Cara Hopkins' Blog

A Whopper of an Ad Campaign

Up until a couple of years ago, Burger King had no game. Then came those commercials featuring the new King, with his oversized plastic head and hipster hand gestures. He was campy, goofy and, let’s face it, pretty creepy. So what does this new King have that anyone in the naturals industry might possibly want to emulate?

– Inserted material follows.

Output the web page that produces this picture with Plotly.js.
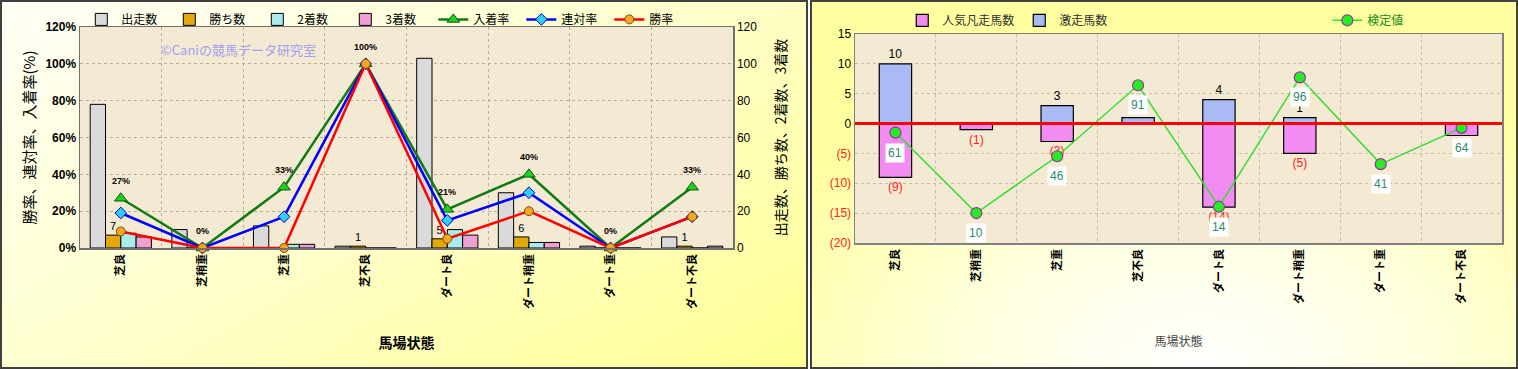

For one thing: Street cred. For another, the attention of 150 million active Facebook users. Burger King’s latest ad campaign, Whopper Sacrifice, asked Facebook users to dump 10 of their Facebook friends in exchange for a free hamburger. All you had to do was install the Whopper Sacrifice application on Facebook, submit the 10 friends you wanted to lose and then watch as your former friends’ digital pictures were flame broiled on the website, The campaign launched on Jan. 5 and a week later, on Jan. 14, it was discontinued because Facebook said that it violated the site’s privacy policy. In all, 233,906 friendships were “sacrificed” in exchange for free Whopper coupons. The King’s makeover was courtesy of advertising agency Crispin Porter + Bogusky, with headquarters in Miami and Boulder, Colo. In the age of dead-pan humor, from Napoleon Dynamite to Flight of the Conchords, CP+B transformed an ailing brand into a media darling by not taking themselves too seriously and having the guts to nestle themselves right up against the boundaries of good taste. Bottom line: a little humor—especially the right kind of humor—goes a long way. I’m sure some people found the Whopper Sacrifice campaign and the other recent BK campaigns—such as Whopper Virgins, where far-flung global villagers who had never eaten a hamburger compared the Whopper to the Big Mac in a blind taste test—offensive. But the fact is, they work. Forget what your mom told you—in the era of social networking, this is a popularity contest. Those 23,000 folks who dumped their Facebook buds probably didn’t even want a Whopper, but they wanted to be part of something. The sad thing is that all of this hype is going toward fast food. Just imagine what the naturals industry could do with that kind of attention.